No creo exagerado afirmar que la cámara siempre está donde debe, y que cada plano dura lo que tiene que durar. Es decir, máxima precisión y máxima austeridad. Una lección de planificación y de montaje. Y como Carpenter se cree completamente lo que nos está contando, nosotros no tenemos más remedio que creérnoslo también. Con un ritmazo que ya quisieran conseguir muchos, sin decaer en ningún momento, nos conduce hacia el desolador pero extrañamente esperanzador climax final, con una mezcla de ironía e intensidad, con un dominio de la atmósfera realmente notable y confiando en que el espectador vaya captando las numerosas bromas y sutiles detalles que jalonan cada secuencia.
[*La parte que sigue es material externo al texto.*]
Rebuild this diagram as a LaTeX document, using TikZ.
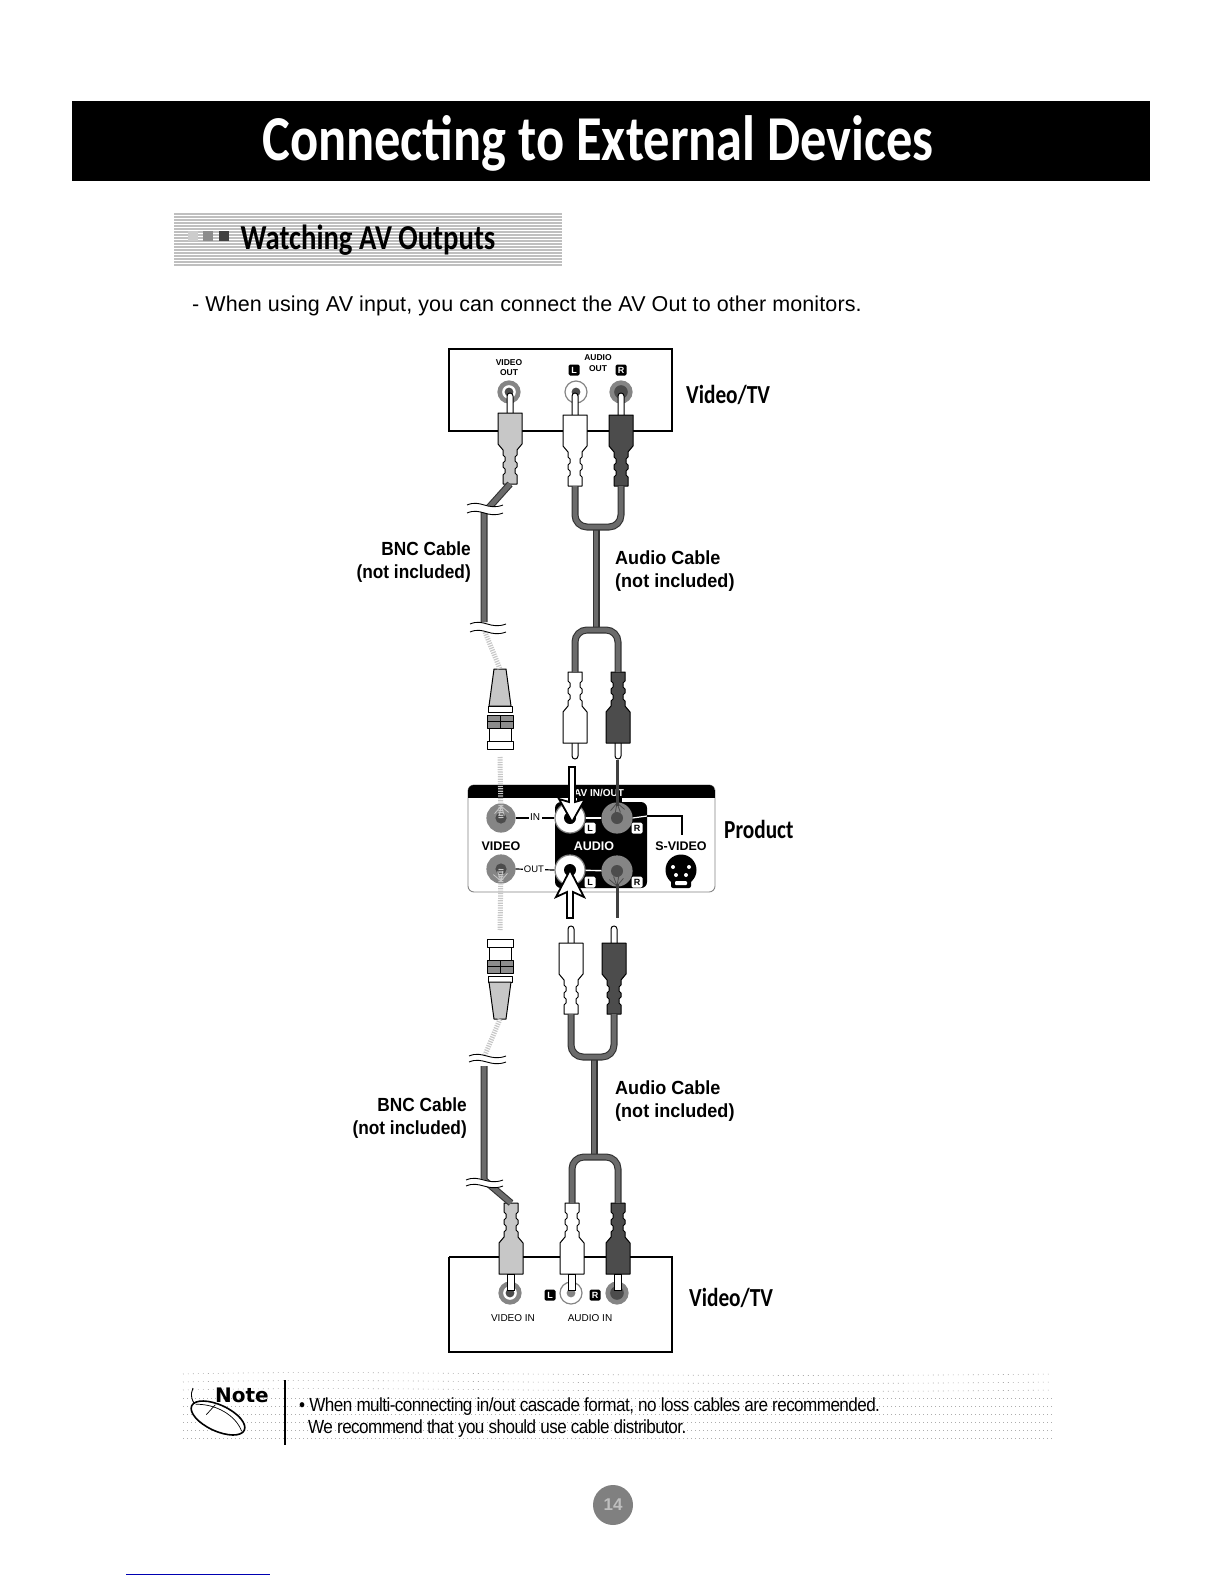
\documentclass[tikz,border=0pt]{standalone}
\usepackage{fontspec}
\setmainfont{Liberation Sans}
\newfontfamily\ttlfont{Carlito}[FakeStretch=0.82]
\newfontfamily\lblfont{Liberation Sans}[FakeStretch=0.95]
\newfontfamily\lbnfont{Liberation Sans}[FakeStretch=0.91]
\newfontfamily\notefont{DejaVu Sans}
\newfontfamily\bodyfont{Liberation Sans}[FakeStretch=0.9,LetterSpace=-3]
\usetikzlibrary{calc}
\definecolor{lgray}{gray}{0.78}
\definecolor{mgray}{gray}{0.52}
\definecolor{dgray}{gray}{0.30}
\tikzset{
  txt/.style={inner sep=0pt,font=\fontsize{#1}{#1}\selectfont},
  ttl/.style={inner sep=0pt,font=\ttlfont\bfseries\fontsize{#1}{#1}\selectfont},
  lbl/.style={inner sep=0pt,align=right,font=\lbnfont\bfseries\fontsize{19}{23}\selectfont},
  lbr/.style={inner sep=0pt,align=left,font=\lblfont\bfseries\fontsize{19}{23}\selectfont},
  tiny/.style={inner sep=0pt,font=\bfseries\fontsize{#1}{#1}\selectfont},
  thinlabel/.style={inner sep=0pt,font=\fontsize{#1}{#1}\selectfont},
  cable/.style={draw=black!80,double=black!58,line width=1.1pt,double distance=4.8pt,rounded corners=12pt,line cap=butt},
  cablelight/.style={draw=lgray,line width=5pt,dash pattern=on 1.2pt off 1.2pt},
  brk/.style={draw=black,line width=.9pt},
  outline/.style={draw=black,line width=1.2pt},
  plugline/.style={draw=black,line width=1pt,line join=round},
  jackring/.style={circle,inner sep=0pt,draw=mgray,line width=1.2pt},
  tagbox/.style={inner sep=0pt,minimum width=11pt,minimum height=11pt,rounded corners=1.5pt,font=\bfseries\fontsize{9}{9}\selectfont},
  arrowshape/.style={draw=black,fill=white,line width=1.8pt,line join=miter},
  band/.style={black!32,line width=.6pt},
}
% name, cx, face y, direction (1 = pin up, -1 = pin down), body fill, pin length
\newcommand\rcaplug[6]{%
  \begin{scope}[shift={(#2,#3)},yscale=#4]
    \draw[plugline,fill=white] (-3,0) -- (-3,{-#6+4}) .. controls (-3,-#6) and (3,-#6) .. (3,{-#6+4}) -- (3,0);
    \draw[plugline,fill=#5] (-12,0) -- (12,0) -- (12,31) -- (7,37) -- (7,42) -- (5,44) -- (5,48) -- (7,50) -- (7,54) -- (5,56) -- (5,60) -- (7,62) -- (7,71)
      -- (-7,71) -- (-7,62) -- (-5,60) -- (-5,56) -- (-7,54) -- (-7,50) -- (-5,48) -- (-5,44) -- (-7,42) -- (-7,37) -- (-12,31) -- cycle;
    \coordinate (#1) at (0,71);
  \end{scope}}
% name, cx, cap edge y, direction towards the cone
\newcommand\bncplug[4]{%
  \begin{scope}[shift={(#2,#3)},yscale=#4]
    \draw[plugline,fill=white] (-13,0) rectangle (13,8);
    \draw[plugline,fill=white] (-11,8) rectangle (11,21);
    \draw[plugline,fill=black!45] (-13,21) rectangle (13,34);
    \draw[plugline] (-13,27.5) -- (13,27.5) (0,21) -- (0,34);
    \draw[plugline,fill=white] (-12,37) rectangle (12,43);
    \draw[plugline,fill=lgray] (-11,43) -- (11,43) -- (6,80) -- (-6,80) -- cycle;
    \coordinate (#1) at (0,80);
  \end{scope}}
% name, x, y, diameter, ring fill, middle fill, centre fill
\newcommand\jack[7]{%
  \node[jackring,minimum size=#4pt,fill=#5] (#1) at (#2,#3) {};
  \fill[#6] (#1.center) circle[radius={#4*0.31}];
  \fill[#7] (#1.center) circle[radius={#4*0.2}];}
\newcommand\blacktag[4]{\node[tagbox,fill=black,text=white] (#1) at (#2,#3) {#4};}
\newcommand\whitetag[4]{\node[tagbox,fill=white,text=black] (#1) at (#2,#3) {#4};}
% pair of wavy break lines: x1, x2, y1, y2
\newcommand\breakmark[4]{%
  \fill[white] (#1+4,#3) .. controls (#1+16,#3-6) and (#2-16,#3+6) .. (#2,#3)
     -- (#2,#4) .. controls (#2-16,#4+6) and (#1+16,#4-6) .. (#1+4,#4) -- cycle;
  \draw[brk] (#1,#3) .. controls (#1+14,#3-6) and (#2-16,#3+6) .. (#2,#3);
  \draw[brk] (#1,#4) .. controls (#1+14,#4-6) and (#2-16,#4+6) .. (#2,#4);}
% x, y, colour, first angle, second angle, last angle
\newcommand\starburst[6]{%
  \foreach \a in {#4,#5,...,#6} {\draw[#3,line width=.8pt] (#1,#2) -- ++(\a:10);}}
\begin{document}
\begin{tikzpicture}[x=1pt,y=-1pt]
\useasboundingbox (0,0) rectangle (1224,1584);
\fill[white] (0,0) rectangle (1224,1584);

% ---------- heading
\fill[black] (72,101) rectangle (1150,181);
\node[ttl=64,text=white] (title) at (598,143) {Connecting to External Devices};

% ---------- sub-heading band
\fill[black!25] (174,213) rectangle (562,267);
\foreach \y in {215,218,...,266} {\draw[white,line width=.6pt] (174,\y) -- (562,\y);}
\fill[black!20] (188,231) rectangle (198,241);
\fill[black!45] (203,231) rectangle (213,241);
\fill[black!75] (219,231) rectangle (229,241);
\node[ttl=35,text=black] (sub) at (368,240) {Watching AV Outputs};
\node[txt=21.5,anchor=west] (intro) at (192,306) {\addfontfeatures{LetterSpace=0.5}- When using AV input, you can connect the AV Out to other monitors.};

% ---------- upper Video/TV box
\draw[outline] (449,349) rectangle (672,431);
\node[tiny=8.5] (tv1a) at (509,363) {VIDEO};
\node[tiny=8.5] (tv1b) at (509,373) {OUT};
\node[tiny=8.5] (tv1c) at (598,358) {AUDIO};
\node[tiny=8.5] (tv1d) at (598,369) {OUT};
\blacktag{tv1l}{574}{370}{L}
\blacktag{tv1r}{621}{370}{R}
\jack{jvo}{509}{392}{22}{mgray}{white}{dgray}
\jack{jlo}{576}{392}{22}{white}{white}{dgray}
\jack{jro}{621}{392}{22}{mgray}{dgray}{dgray}
\node[ttl=26,anchor=west] (tvtop) at (686,395) {Video/TV};

% ---------- cables, upper section
\coordinate (u1) at (488,503);
\coordinate (u2) at (484,513);
\coordinate (u3) at (484,622);
\coordinate (s1) at (596,527);
\coordinate (s2) at (596,630);
\rcaplug{pv1}{510}{413}{1}{lgray}{21}
\rcaplug{pl1}{575}{415}{1}{white}{23}
\rcaplug{pr1}{621}{415}{1}{dgray}{23}
\rcaplug{pl2}{575}{743}{-1}{white}{17}
\rcaplug{pr2}{618}{743}{-1}{dgray}{17}
\bncplug{bnc1}{500}{749}{-1}
\draw[cable,rounded corners=0pt] (pv1) -- (u2) -- (u3);
\draw[cable,rounded corners=0pt] (s1) -- (s2);
\draw[cable] (pl1) -- (pl1 |- s1) -- (pr1 |- s1) -- (pr1);
\draw[cable] (pl2) -- (pl2 |- s2) -- (pr2 |- s2) -- (pr2);
\draw[cablelight] (485,632) -- (bnc1);
\breakmark{467}{503}{505}{513}
\breakmark{470}{506}{624}{632}
\node[lbl,anchor=east] (bncA) at (471,562) {BNC Cable\\(not included)};
\node[lbr,anchor=west] (audA) at (615,571) {Audio Cable\\(not included)};

% ---------- product panel
\draw[draw=mgray,line width=.9pt,rounded corners=6pt] (468,785) rectangle (715,892);
\begin{scope}
  \clip[rounded corners=6pt] (468,785) rectangle (715,892);
  \fill[black] (468,785) rectangle (715,798);
\end{scope}
\fill[black,rounded corners=6pt] (555,802) rectangle (647,888);
\fill[black] (577,790) rectangle (622,802);
\node[inner sep=0pt,text=white,font=\bfseries\fontsize{10}{10}\selectfont] (avio) at (599,793) {AV IN/OUT};
\coordinate (svbend) at (682,816);
\coordinate (svend) at (682,835);
\jack{jvi}{501}{818}{28}{mgray}{mgray}{dgray}
\jack{jvq}{501}{869}{28}{mgray}{mgray}{dgray}
\jack{jli}{570}{818}{30}{white}{white}{black}
\jack{jri}{617}{818}{30}{mgray}{mgray}{dgray}
\jack{jlq}{570}{870}{30}{white}{white}{black}
\jack{jrq}{617}{871}{30}{mgray}{mgray}{dgray}
\draw[white,line width=1.4pt] (jli) -- (jri);
\draw[white,line width=1.4pt] (jlq) -- (jrq);
\draw[black,line width=1.2pt] (jvi.east) -- (jli.west);
\draw[black,line width=1.2pt] (jvq.east) -- (jlq.west);
\draw[white,line width=1.2pt] (jri.east) -- (647,816);
\draw[black,line width=1.4pt] (647,816) -- (svbend) -- (svend);
\node[fill=white,inner sep=1.5pt,font=\fontsize{10}{10}\selectfont] (inl) at (535,817) {IN};
\node[fill=white,inner sep=1pt,font=\fontsize{9.5}{10}\selectfont] (outl) at (534,869) {OUT};
\node[inner sep=0pt,font=\bfseries\fontsize{12.5}{13}\selectfont] (vidl) at (501,846) {VIDEO};
\node[inner sep=0pt,text=white,font=\bfseries\fontsize{12.5}{13}\selectfont] (audl) at (594,846) {AUDIO};
\node[inner sep=0pt,font=\bfseries\fontsize{12.5}{13}\selectfont] (svl) at (681,846) {S-VIDEO};
\whitetag{tgA}{590}{828}{L}
\whitetag{tgB}{637}{828}{R}
\whitetag{tgC}{590}{882}{L}
\whitetag{tgD}{637}{882}{R}
\fill[black] (681,870) circle[radius=15.5];
\fill[black,rounded corners=2pt] (671,878) rectangle (691,888);
\fill[white,rounded corners=1pt] (675,881) rectangle (687,885);
\fill[white] (673,867) circle[radius=2] (689,867) circle[radius=2] (676,875) circle[radius=2] (686,875) circle[radius=2];
\node[ttl=26,anchor=west] (prod) at (724,829) {Product};

% connections into the panel
\draw[cablelight] (500,757) -- (jvi.center);
\draw[cablelight] (jvq.center) -- (500,930);
\starburst{501}{806}{lgray}{40}{70}{140}
\starburst{501}{881}{lgray}{220}{250}{320}
\starburst{617}{803}{black!70}{40}{70}{140}
\starburst{617}{886}{black!70}{220}{250}{320}
\draw[black!75,line width=3pt] (617,760) -- (617,806);
\draw[black!75,line width=3pt] (617,884) -- (617,918);
\draw[arrowshape] (569,767) -- (575,767) -- (575,802) -- (585,799) -- (572,822) -- (559,799) -- (569,802) -- cycle;
\draw[arrowshape] (567,918) -- (573,918) -- (573,892) -- (584,897) -- (570,870) -- (556,897) -- (567,892) -- cycle;

% ---------- cables, lower section
\rcaplug{pl3}{571}{943}{1}{white}{18}
\rcaplug{pr3}{614}{943}{1}{dgray}{18}
\bncplug{bnc2}{500}{939}{1}
\coordinate (s3) at (594,1057);
\coordinate (s4) at (594,1157);
\coordinate (l1) at (485,1055);
\coordinate (l2) at (484,1066);
\coordinate (l3) at (484,1180);
\rcaplug{pv4}{511}{1274}{-1}{lgray}{20}
\rcaplug{pl4}{572}{1274}{-1}{white}{20}
\rcaplug{pr4}{618}{1274}{-1}{dgray}{20}
\draw[cablelight] (bnc2) -- (l1);
\draw[cable,rounded corners=0pt] (l2) -- (l3) -- (pv4);
\draw[cable,rounded corners=0pt] (s3) -- (s4);
\draw[cable] (pl3) -- (pl3 |- s3) -- (pr3 |- s3) -- (pr3);
\draw[cable] (pl4) -- (pl4 |- s4) -- (pr4 |- s4) -- (pr4);
\breakmark{469}{506}{1062}{1056}
\breakmark{466}{503}{1186}{1180}
\node[lbl,anchor=east] (bncB) at (467,1118) {BNC Cable\\(not included)};
\node[lbr,anchor=west] (audB) at (615,1101) {Audio Cable\\(not included)};

% ---------- lower Video/TV box
\draw[outline] (449,1257) -- (499,1257);
\draw[outline] (523,1257) -- (560,1257);
\draw[outline] (584,1257) -- (606,1257);
\draw[outline] (630,1257) -- (672,1257) -- (672,1352) -- (449,1352) -- (449,1257);
\jack{jvb}{510}{1293}{22}{mgray}{white}{dgray}
\jack{jlb}{571}{1293}{22}{white}{white}{mgray}
\jack{jrb}{617}{1293}{22}{mgray}{dgray}{dgray}
\draw[black,line width=.9pt,fill=white] (507,1274) rectangle (514,1290);
\draw[black,line width=.9pt,fill=white] (568,1274) rectangle (575,1290);
\draw[black,line width=.9pt,fill=white] (614,1274) rectangle (621,1290);
\blacktag{tv2l}{550}{1295}{L}
\blacktag{tv2r}{595}{1295}{R}
\node[thinlabel=10] (tv2a) at (513,1318) {VIDEO IN};
\node[thinlabel=10] (tv2b) at (590,1318) {AUDIO IN};
\node[ttl=26,anchor=west] (tvbot) at (689,1298) {Video/TV};

% ---------- note band
\foreach \y in {1398,1406,...,1440} {\draw[band,dash pattern=on .8pt off 3.2pt] (183,\y) -- (1052,\y);}
\foreach \y in {1374,1382,1390} {\draw[band,dash pattern=on .8pt off 4.2pt] (183,\y) .. controls (400,\y-5) and (600,\y+5) .. (1052,\y);}
\draw[black,line width=1.3pt] (285,1380) -- (285,1445);
\node[inner sep=0pt,font=\notefont\bfseries\fontsize{20}{20}\selectfont] (note) at (242,1395) {Note};
\draw[black,line width=.9pt] (199,1409) .. controls (191,1402) and (190,1394) .. (193,1388);
\begin{scope}[shift={(218,1418)},rotate=-25]
  \draw[black,line width=1.6pt,fill=white] (0,0) ellipse[x radius=29,y radius=13];
  \draw[black,line width=.7pt] (-26,-3) .. controls (-8,-12) and (15,-10) .. (27,2);
  \draw[black,line width=.7pt] (-8,-11) -- (-12,2);
\end{scope}
\node[inner sep=0pt,anchor=west,font=\bodyfont\fontsize{19}{20}\selectfont] (n1) at (299,1407) {• When multi-connecting in/out cascade format, no loss cables are recommended.};
\node[inner sep=0pt,anchor=west,font=\bodyfont\fontsize{19}{20}\selectfont] (n2) at (308,1429) {We recommend that you should use cable distributor.};

% ---------- page number
\node[circle,fill=black!50,minimum size=40pt,inner sep=0pt,text=black!25,font=\bfseries\fontsize{17}{17}\selectfont] (page) at (613,1505) {14};

% ---------- stray line at page foot
\draw[blue!70!black,line width=1pt] (126,1574) -- (270,1574);
\end{tikzpicture}
\end{document}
La humilde pero inteligente fotografía de Gary B. Kibbe, el funcional y eficaz diseño de producción de William J. Durrell Jr. y Daniel A. Lomino, y la cínica y lánguida música de John Carpenter y Alan Howarth, hacen el resto, para una película que de menor tiene muy poco, o nada, y que con el paso de los años ha ido revalorizándose y afirmándose en la memoria de los analistas y cinéfilos. Pero por encima de todo, se trata de una película increíblemente divertida, que no decepcionará a los que sólo busquen entretenerse un par de horas.
Conclusión
Obra mayor de Carpenter, quien recuperaba el pulso de sus películas más minoritarias. Desgraciadamente, y a pesar de que recaudó tres veces su costo sólo en Estados Unidos, fue una vez más recibida como un fracaso, y en algunos sectores como una película paupérrima. No hace falta decir lo injusto de todo esto. Carpenter, harto de todo, se tomó un descanso de varios años, interrumpidos por una penosa película de la que hablaremos próximamente. En la década de los ochenta había dirigido ocho películas, alguna de ellas realmente notable. No está nada mal.